> **Material**:
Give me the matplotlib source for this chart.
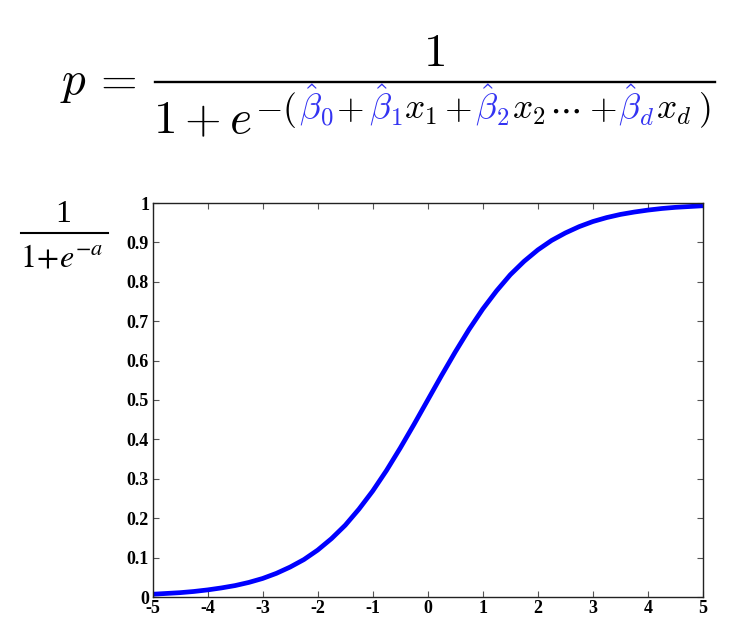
import matplotlib
matplotlib.use("Agg")
import matplotlib.pyplot as plt
from matplotlib.lines import Line2D

# ---- data ----
a_vals = [-5, -4.75, -4.5, -4.25, -4, -3.75, -3.5, -3.25, -3, -2.75, -2.5, -2.25, -2,
          -1.75, -1.5, -1.25, -1, -0.75, -0.5, -0.25, 0, 0.25, 0.5, 0.75, 1, 1.25, 1.5,
          1.75, 2, 2.25, 2.5, 2.75, 3, 3.25, 3.5, 3.75, 4, 4.25, 4.5, 4.75, 5]
p_vals = [0.007, 0.009, 0.011, 0.014, 0.018, 0.023, 0.029, 0.037, 0.047, 0.060, 0.076,
          0.095, 0.119, 0.148, 0.182, 0.223, 0.269, 0.321, 0.378, 0.438, 0.500, 0.562,
          0.622, 0.679, 0.731, 0.777, 0.818, 0.852, 0.881, 0.905, 0.924, 0.940, 0.953,
          0.963, 0.971, 0.977, 0.982, 0.986, 0.989, 0.991, 0.993]
x_ticks = [-5, -4, -3, -2, -1, 0, 1, 2, 3, 4, 5]
x_tick_labels = ["-5", "-4", "-3", "-2", "-1", "0", "1", "2", "3", "4", "5"]
y_ticks = [0, 0.1, 0.2, 0.3, 0.4, 0.5, 0.6, 0.7, 0.8, 0.9, 1]
y_tick_labels = ["0", "0.1", "0.2", "0.3", "0.4", "0.5", "0.6", "0.7", "0.8", "0.9", "1"]

W, H = 744, 644
fig = plt.figure(figsize=(W / 100, H / 100), dpi=100)
fig.patch.set_facecolor("white")

def fx(px):
    return px / W

def fy(py):
    return 1 - py / H

# ---- axes ----
ax = fig.add_axes([fx(152.5), fy(597), fx(703) - fx(152.5), fy(203) - fy(597)])
ax.plot(a_vals, p_vals, color=(0, 0, 1), lw=3.4, solid_capstyle="butt", clip_on=True)
ax.set_xlim(-5, 5)
ax.set_ylim(0, 1)
ax.set_xticks(x_ticks)
ax.set_xticklabels(x_tick_labels)
ax.set_yticks(y_ticks)
ax.set_yticklabels(y_tick_labels)
ax.tick_params(direction="in", length=4, width=0.8, top=True, right=True, pad=2.5,
               color="#555555")
for lab in ax.get_xticklabels() + ax.get_yticklabels():
    lab.set_fontfamily("Liberation Serif")
    lab.set_fontweight("bold")
    lab.set_fontsize(13)
for s in ax.spines.values():
    s.set_color("#222222")
    s.set_linewidth(1.0)

# ---- y label: 1/(1+e^{-a}) ----
fig.text(fx(63), fy(222), "1", fontsize=23, family="Liberation Serif",
         ha="center", va="baseline")
fig.add_artist(Line2D([fx(21), fx(108)], [fy(233), fy(233)], color="black", lw=1.5))
fig.text(fx(20), fy(267), r"$1\!+\!e^{-a}$", fontsize=23,
         math_fontfamily="stix", ha="left", va="baseline")

# ---- top formula ----
big = 34
small = 25.5
fig.text(fx(60), fy(94), r"$p$", fontsize=big, math_fontfamily="cm",
         ha="left", va="baseline")
fig.text(fx(92), fy(94), r"$=$", fontsize=big, math_fontfamily="cm",
         ha="left", va="baseline")
fig.text(fx(434), fy(66), r"$1$", fontsize=big, math_fontfamily="cm",
         ha="center", va="baseline")
fig.add_artist(Line2D([fx(155), fx(715)], [fy(82), fy(82)], color="black", lw=1.7))
fig.text(fx(153), fy(133), r"$1+e$", fontsize=big, math_fontfamily="cm",
         ha="left", va="baseline")

blue = (0.2, 0.2, 0.95)
pieces = [
    (r"$-($", "black", 255),
    (r"$\hat{\beta}_0$", blue, 299),
    (r"$+$", "black", 336),
    (r"$\hat{\beta}_1$", blue, 369),
    (r"$x_1$", "black", 404),
    (r"$+$", "black", 444),
    (r"$\hat{\beta}_2$", blue, 475),
    (r"$x_2$", "black", 512),
    (r"$\cdots$", "black", 549),
    (r"$+$", "black", 589),
    (r"$\hat{\beta}_d$", blue, 618),
    (r"$x_d$", "black", 656),
    (r"$)$", "black", 698),
]
for s, c, px in pieces:
    fig.text(fx(px), fy(119), s, fontsize=small, color=c, math_fontfamily="cm",
             ha="left", va="baseline")

fig.savefig("out.png", dpi=100, facecolor="white")
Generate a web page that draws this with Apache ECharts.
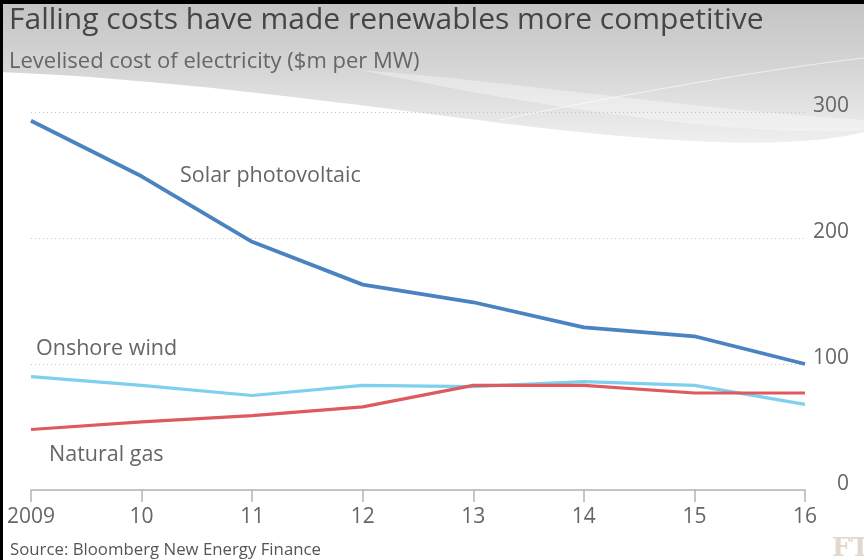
<!DOCTYPE html>
<html>
<head>
<meta charset="utf-8">
<script src="https://cdn.jsdelivr.net/npm/echarts@6/dist/echarts.min.js"></script>
<style>
  html, body { margin: 0; padding: 0; background: #fff; }
  #chart { width: 864px; height: 560px; }
</style>
</head>
<body>
<div id="chart"></div>
<script>
// data
var years = ['2009', '10', '11', '12', '13', '14', '15', '16'];
var solarPV = [293, 249, 197, 163, 149, 129, 122, 100];
var onshoreWind = [90, 83, 75, 83, 82, 86, 83, 68];
var naturalGas = [48, 54, 59, 66, 83, 83, 77, 77];
var yTicks = [0, 100, 200, 300];

var font = '"Open Sans", "DejaVu Sans", sans-serif';

// sample a cubic bezier for the background swoosh
function bez(p0, p1, p2, p3, n) {
    var pts = [];
    for (var i = 0; i <= n; i++) {
        var t = i / n, u = 1 - t;
        pts.push([
            u * u * u * p0[0] + 3 * u * u * t * p1[0] + 3 * u * t * t * p2[0] + t * t * t * p3[0],
            u * u * u * p0[1] + 3 * u * u * t * p1[1] + 3 * u * t * t * p2[1] + t * t * t * p3[1]
        ]);
    }
    return pts;
}
var swoosh = [[0, 0], [864, 0]]
    .concat(bez([864, 132], [800, 148], [700, 145], [560, 130], 20))
    .concat(bez([560, 130], [400, 112], [200, 80], [0, 72], 20));
var band = bez([360, 70], [500, 80], [700, 110], [864, 120], 20)
    .concat(bez([864, 130], [760, 138], [560, 112], [360, 70], 20));

var myChart = echarts.init(document.getElementById('chart'));

var option = {
    backgroundColor: '#fff',
    animation: false,
    textStyle: { fontFamily: font },
    grid: { left: 31, right: 59, top: 112, bottom: 70 },
    graphic: [
        // grey swoosh behind the heading
        {
            type: 'polygon', z: -10, silent: true,
            shape: { points: swoosh },
            style: {
                fill: {
                    type: 'linear', x: 0, y: 0, x2: 0, y2: 1,
                    colorStops: [
                        { offset: 0, color: '#c3c3c3' },
                        { offset: 0.5, color: '#d6d6d6' },
                        { offset: 1, color: '#efefef' }
                    ]
                }
            }
        },
        {
            type: 'polygon', z: -9, silent: true,
            shape: { points: band },
            style: { fill: 'rgba(255,255,255,0.35)' }
        },
        {
            type: 'bezierCurve', z: -9, silent: true,
            shape: { x1: 500, y1: 120, cpx1: 620, cpy1: 95, cpx2: 760, cpy2: 70, x2: 864, y2: 58 },
            style: { fill: null, stroke: 'rgba(255,255,255,0.6)', lineWidth: 1 }
        },
        // frame
        { type: 'rect', z: 10, silent: true, shape: { x: 0, y: 0, width: 864, height: 4 }, style: { fill: '#000' } },
        { type: 'rect', z: 10, silent: true, shape: { x: 0, y: 0, width: 3, height: 560 }, style: { fill: '#000' } },
        // headings
        {
            type: 'text', left: 9, top: 5,
            style: { text: 'Falling costs have made renewables more competitive', fill: '#454545', font: '30px ' + font }
        },
        {
            type: 'text', left: 9, top: 51,
            style: { text: 'Levelised cost of electricity ($m per MW)', fill: '#666', font: '22px ' + font }
        },
        // series labels
        {
            type: 'text', left: 180, top: 165,
            style: { text: 'Solar photovoltaic', fill: '#666', font: '21.5px ' + font }
        },
        {
            type: 'text', left: 36, top: 338,
            style: { text: 'Onshore wind', fill: '#666', font: '21.5px ' + font }
        },
        {
            type: 'text', left: 49, top: 444,
            style: { text: 'Natural gas', fill: '#666', font: '21.5px ' + font }
        },
        // footer
        {
            type: 'text', left: 10, top: 542,
            style: { text: 'Source: Bloomberg New Energy Finance', fill: '#555', font: '16.8px ' + font }
        },
        {
            type: 'text', left: 832, top: 536,
            style: { text: 'FT', fill: '#e2d8ce', font: 'bold 26px "DejaVu Serif", serif' }
        }
    ],
    xAxis: {
        type: 'category',
        data: years,
        boundaryGap: false,
        axisLine: { lineStyle: { color: '#b8b2ad', width: 1.5 } },
        axisTick: { show: true, length: 12, lineStyle: { color: '#b8b2ad', width: 1.5 } },
        axisLabel: { color: '#666', fontSize: 21, margin: 17, fontFamily: font }
    },
    yAxis: {
        type: 'value',
        position: 'right',
        min: yTicks[0],
        max: yTicks[yTicks.length - 1],
        interval: 100,
        axisLine: { show: false },
        axisTick: { show: false },
        axisLabel: {
            color: '#666', fontSize: 21, margin: 44, align: 'right',
            verticalAlign: 'bottom', lineHeight: 12, fontFamily: font
        },
        splitLine: { lineStyle: { color: '#c8c2bd', type: [1, 3], width: 1 } }
    },
    series: [
        {
            name: 'Onshore wind', type: 'line', data: onshoreWind, symbol: 'none',
            lineStyle: { color: '#7dd0ee', width: 3.2 }, z: 3
        },
        {
            name: 'Natural gas', type: 'line', data: naturalGas, symbol: 'none',
            lineStyle: { color: '#df5a5e', width: 3.2 }, z: 4
        },
        {
            name: 'Solar photovoltaic', type: 'line', data: solarPV, symbol: 'none',
            lineStyle: { color: '#4a83c1', width: 3.8 }, z: 5
        }
    ]
};

myChart.setOption(option);
</script>
</body>
</html>
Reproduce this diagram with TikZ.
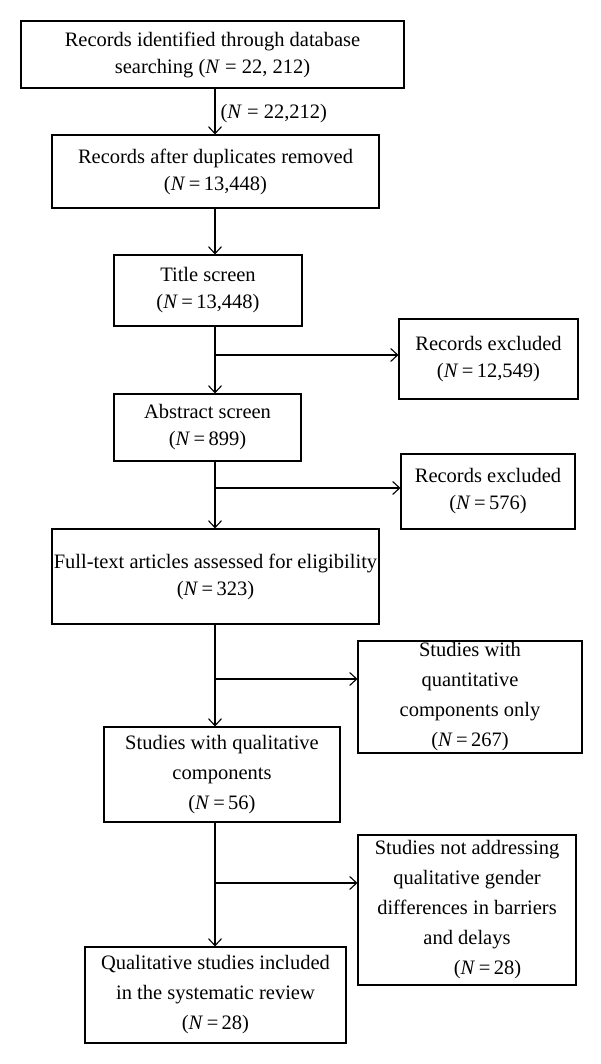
\documentclass[tikz,border=0pt]{standalone}
\usepackage{fontspec}
\setmainfont{Liberation Serif}
\usetikzlibrary{arrows.meta,positioning}

\begin{document}
\begin{tikzpicture}[
		x=1pt, y=-1pt,
		% every node/.append style={draw},
		font=\fontsize{20.5}{27}\selectfont,
		box/.style 2 args={draw, line width=1.1pt, inner sep=1pt, align=center, minimum width=#1, minimum height=#2},
		tall/.style={font=\fontsize{20.5}{30}\selectfont},
		arr/.style={line width=1.1pt, -{Straight Barb[length=7pt,width=13pt]}}
	]
	\path[fill=white] (0,0) rectangle (600,1064);
	\coordinate (spine) at (215,0);
	\node[box={383pt}{67pt}] (ident) at (212.5,54.5) {Records identified through database\\searching (\textit{N} = 22, 212)};
	\node[box={327pt}{73pt}] (dup) at (215.5,171.5) {Records after duplicates removed\\(\textit{N}\,=\,13,448)};
	\node[box={188pt}{71pt}] (title) at (208,290.5) {Title screen\\(\textit{N}\,=\,13,448)};
	\node[box={179pt}{80pt}] (excl1) at (488.5,359) {Records excluded\\(\textit{N}\,=\,12,549)};
	\node[box={187pt}{67pt}] (abs) at (207.5,427.5) {Abstract screen\\(\textit{N}\,=\,899)};
	\node[box={174pt}{75pt}] (excl2) at (488,491.5) {Records excluded\\(\textit{N}\,=\,576)};
	\node[box={327pt}{95pt}] (full) at (215.5,576.5) {Full-text articles assessed for eligibility\\(\textit{N}\,=\,323)};
	\node[box={224pt}{112pt},tall] (quant) at (470,697) {Studies with\\quantitative\\components only\\(\textit{N}\,=\,267)};
	\node[box={236pt}{95pt},tall] (qual) at (222,774.5) {Studies with qualitative\\components\\(\textit{N}\,=\,56)};
	\node[box={218pt}{150pt},tall] (notaddr) at (467,910) {Studies not addressing\\qualitative gender\\differences in barriers\\and delays\\\hspace*{2em}(\textit{N}\,=\,28)};
	\node[box={261pt}{96pt},tall] (final) at (215.5,995) {Qualitative studies included\\in the systematic review\\(\textit{N}\,=\,28)};

	\coordinate (b1) at (215,355);
	\coordinate (b2) at (215,488);
	\coordinate (b3) at (215,679);
	\coordinate (b4) at (215,883);

	\draw[arr] (ident.south -| spine) -- (dup.north -| spine) node[midway, right, inner sep=5pt, yshift=-2pt] {(\textit{N} = 22,212)};
	\draw[arr] (dup.south -| spine) -- (title.north -| spine);
	\draw[arr] (title.south -| spine) -- (abs.north -| spine);
	\draw[arr] (b1) -- (b1 -| excl1.west);
	\draw[arr] (abs.south -| spine) -- (full.north -| spine);
	\draw[arr] (b2) -- (b2 -| excl2.west);
	\draw[arr] (full.south -| spine) -- (qual.north -| spine);
	\draw[arr] (b3) -- (b3 -| quant.west);
	\draw[arr] (qual.south -| spine) -- (final.north -| spine);
	\draw[arr] (b4) -- (b4 -| notaddr.west);
\end{tikzpicture}
\end{document}
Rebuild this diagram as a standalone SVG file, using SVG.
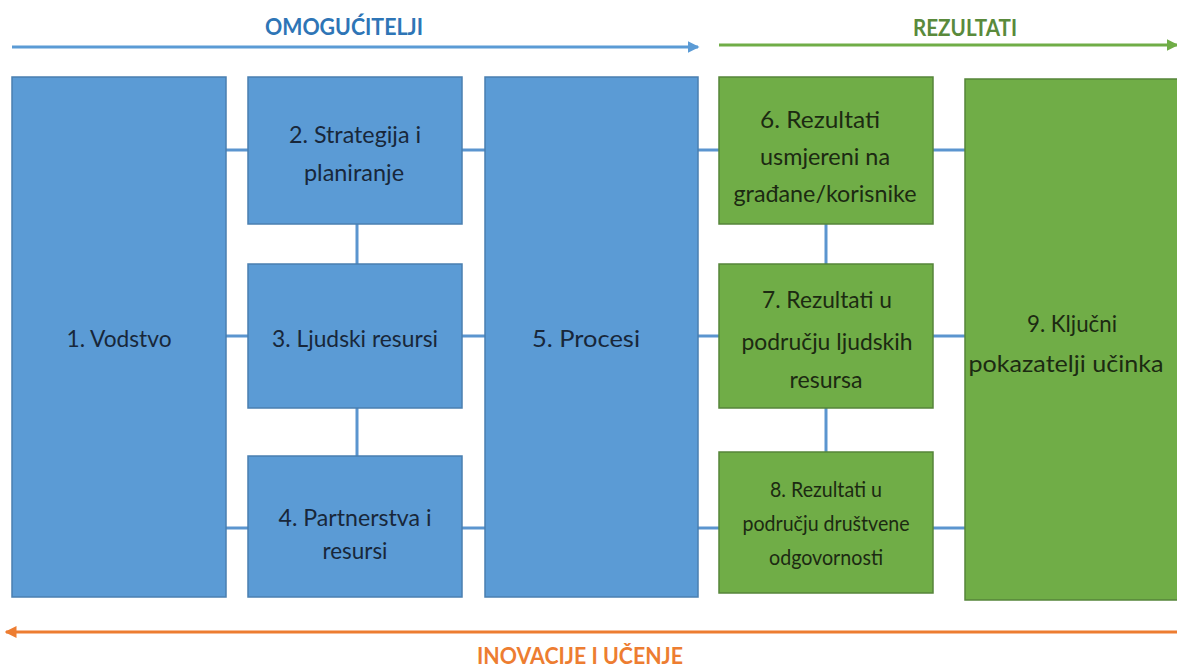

> **Exercise**:
Above are the records. Copy only the lines from the one with "Generate a web" through the one with "[360, 70], 20));", exactly, with no pictures.

> **Task result**:
Generate a web page that draws this with Apache ECharts.
<!DOCTYPE html>
<html>
<head>
<meta charset="utf-8">
<script src="https://cdn.jsdelivr.net/npm/echarts@6/dist/echarts.min.js"></script>
<style>
  html, body { margin: 0; padding: 0; background: #fff; }
  #chart { width: 864px; height: 560px; }
</style>
</head>
<body>
<div id="chart"></div>
<script>
// data
var years = ['2009', '10', '11', '12', '13', '14', '15', '16'];
var solarPV = [293, 249, 197, 163, 149, 129, 122, 100];
var onshoreWind = [90, 83, 75, 83, 82, 86, 83, 68];
var naturalGas = [48, 54, 59, 66, 83, 83, 77, 77];
var yTicks = [0, 100, 200, 300];

var font = '"Open Sans", "DejaVu Sans", sans-serif';

// sample a cubic bezier for the background swoosh
function bez(p0, p1, p2, p3, n) {
    var pts = [];
    for (var i = 0; i <= n; i++) {
        var t = i / n, u = 1 - t;
        pts.push([
            u * u * u * p0[0] + 3 * u * u * t * p1[0] + 3 * u * t * t * p2[0] + t * t * t * p3[0],
            u * u * u * p0[1] + 3 * u * u * t * p1[1] + 3 * u * t * t * p2[1] + t * t * t * p3[1]
        ]);
    }
    return pts;
}
var swoosh = [[0, 0], [864, 0]]
    .concat(bez([864, 132], [800, 148], [700, 145], [560, 130], 20))
    .concat(bez([560, 130], [400, 112], [200, 80], [0, 72], 20));
var band = bez([360, 70], [500, 80], [700, 110], [864, 120], 20)
    .concat(bez([864, 130], [760, 138], [560, 112], [360, 70], 20));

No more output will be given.